Listening to “You Are What You Love” on repeat 10 years later taught me that Lewis’ song isn’t really a teachable moment. She wasn’t pandering to my insecurities in the way that I thought she was. Instead it’s just another confounding riddle, an outpouring of emotion that doesn’t necessarily conclude in any sort of absolutes. Now when I listen to “You Are What You Love,” I try not to analyze it. I just let every contradiction that Lewis lays out surround me, soaking in the myriad reasons why love hurts, love is a lie, love is really complicated. People are really complicated, and in that song, Lewis makes space for herself to be shitty and mean and cowardly, but also eager to please and vulnerable.

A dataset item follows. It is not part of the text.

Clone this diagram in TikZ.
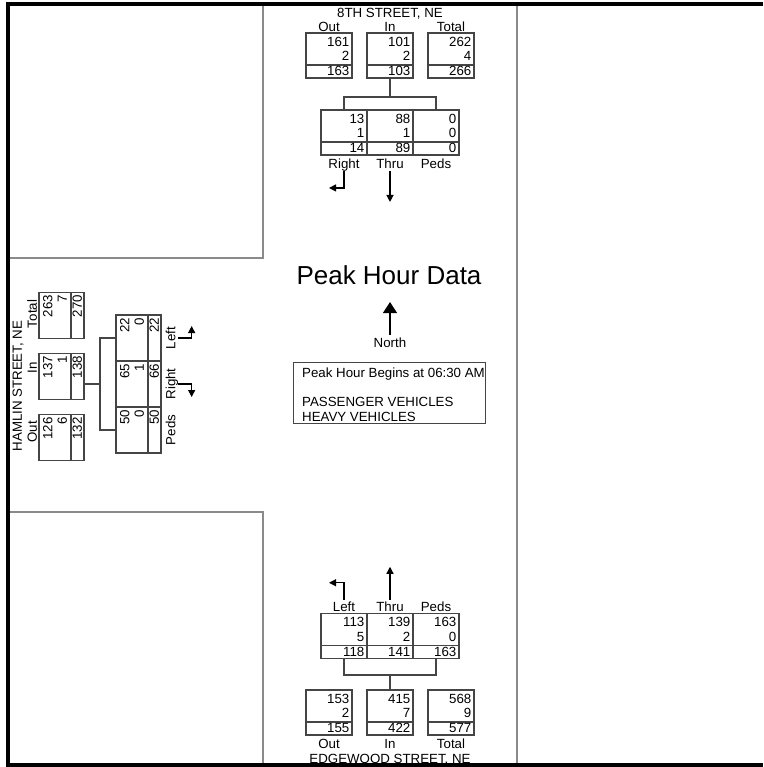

Lewis wrote dozens of characters into a single album, letting all of her best and worst parts hang out at once, reminding me that none of us are truly all “stuck in our ways,” despite asserting the opposite on “Rise Up With Fists!!” Lewis owned her sadness, honored it, in a way that wasn’t exploitative or all-consuming. Rabbit Fur Coat proved to the music world that Lewis was dexterous, and she proved to me that I was, too.